The committee then recommended that we should change the rules to allow a more proportionate approach whereby significantly more effort can be applied to the assessment and validation of the small number of regulations with the greatest impact. That is what we are doing with the de minimis rule.
That is why we took this action and why I wrote to the Public Accounts Committee only last month to inform it that we intended to follow its recommendations and adopt a more proportionate and efficient better regulation system by introducing that threshold. Obviously, we can always reconsider those matters, but that is why I wrote. It will allow the RPC to focus on the measures that matter most. If it had been in force in the last Parliament, 90% of the costs would still be subject to independent scrutiny.
It is only right that regulation should be kept under constant review as products and technology change. Where regulatory requirements are not clear or easily understood, it can lead to confusion and potentially an increased risk to the public. Over the last 20 years, Governments have been working on getting the delicate balance or proportionality right and the costs and benefits of regulation right. That has included the establishment of the Regulatory Policy Committee, as I mentioned earlier, which gives independent scrutiny of the evidence for regulatory changes when they are debated in Parliament.
There were previous government initiatives to review the stock of legislation. Going back to the beginning of the coalition Government, which the noble Lords, Lord Stoneham and Lord Stunnell, will remember, there were the Red Tape Challenge and the cutting red tape reviews. The noble Lord, Lord Stunnell, took credit for introducing the one-in, one-out measure, which I think he accepted served a useful purpose in encouraging the process, even if another noble Lord—I think it was the noble Lord, Lord Whitty—did not like the idea and said that it led to getting rid of something purely for the sake of it. But it encouraged the others and served a useful purpose.
Those reviews sought views from the public to help identify outdated, unnecessary or overly complex legislation and led in due course, as both noble Lords and others will remember, to the Small Business, Enterprise and Employment Act 2015. My noble friend will remember that because she took the legislation through the House. It introduced a requirement for the Government to set a business impact target, focused on the economic impact of regulatory change on business activities, and the need to report annually on its achievements against that target.
These initiatives have delivered some real improvements in how people, businesses and public bodies are regulated, and have also encouraged a cultural shift in government departments towards more appropriate and smarter regulation. The one-in, one-out or one-in, two-out proposals played a part in that. For example, my own department’s business perceptions survey last year showed a decline in the proportion of businesses that believed that the overall level of regulation in the UK was an obstacle to their success. It went down to 49% in 2016, from 62% in 2009.

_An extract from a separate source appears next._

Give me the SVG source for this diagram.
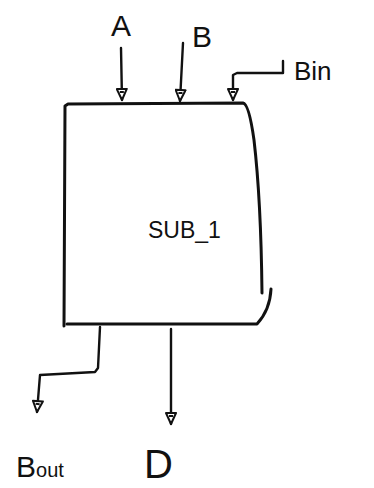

As I said earlier, the Public Accounts Committee produced a number of recommendations about how we can further improve our regulation system, following the report from the National Audit Office last year. We have been reflecting on those conclusions, including ideas about how to make our approach more proportionate.
Will the Minister clarify the changes to the RPC that are in effect? Is he suggesting that the change to the regime is more permissive, less permissive or exactly the same as what stood before? To be clear on the purpose, is he saying that the changes were directly as a result of those suggestions from other committees? Were some of the changes requested by departments to have freedom and flexibility, or were they in any way related to the pressures in the system as a result of the EU exit?
My Lords, I do not accept that the EU exit has led to those changes. I said that the Public Accounts Committee had made some recommendations. We considered those and brought in the de minimis rule. We are not bound to keep that. We could change it if necessary, but it gives the RPC a freer hand in what it does and allows it to focus its efforts more appropriately on the job that it does very well.
I can also give an assurance, since there was some criticism of our attitude to the RPC, that we are still committed to it and its work. We are making sure that it has the appropriate number of members. It currently has eight members and it will continue to have eight members. Announcements will be made in due course as to whether some members have been reappointed, or where necessary new members will be brought in, so that it can continue to do its work.
I am beginning to run out of time and I do not want to deprive my noble friend of the chance to say a few words at the end of the debate. However, I should like to deal with one or two of the other questions that have been raised.
I think I have more or less touched on it, but the noble Lord, Lord Haskel, referred to the letter from my noble friend Lord Trefgarne, the chair of his committee, about the threshold. We acknowledge the good work of the committee and I am aware of the letter from my noble friend. I think that it was received in the department on 28 November and I intend to respond to it shortly. I can reassure the noble Lord that the department will continue to provide appropriate analysis of its policies to the committee.
Perhaps I may also give an assurance to my noble friend Lord Altmann on pensions auto-enrolment. As a former member of the Department for Work and Pensions, where I have also served, she will know that auto-enrolment has been a great success. Some 8 million people have now enrolled and the Government are conducting a review to build on this success and make sure that the programme works in the long term. The review will be led by the Department for Work and Pensions supported by an external advisory body. I am told that it will report by the end of 2017, so my noble friend does not have to wait for long because that really does mean pretty soon.
Concern was expressed by my noble friend Lady Neville-Rolfe and the noble Baroness, Lady Andrews, about the RPC’s processing not applying to tax or the national minimum wage. I can give them an assurance that HMRC has a separate body, known as the Administrative Burdens Advisory Body, to consider reducing the burden of tax administration, so there is a role for it which provides scrutiny.
Lastly, the noble Lord, Lord Stoneham, was concerned about what plans we have for EU exit. This is a concern that comes up in every Question and debate in the House. We have made it quite clear that the withdrawal Bill will be designed to ensure that EU exit will take place with certainty and that we maintain continuity and control. The Bill will help to maximise certainty for business on what regulation will apply on exit and to maintain important protections for consumers.
As always, I apologise for the fact that I have not been able to address every point that has been put before me, but again as always I promise to write to noble Lords on any issues that I have not addressed. I end by thanking my noble friend once more for introducing this debate.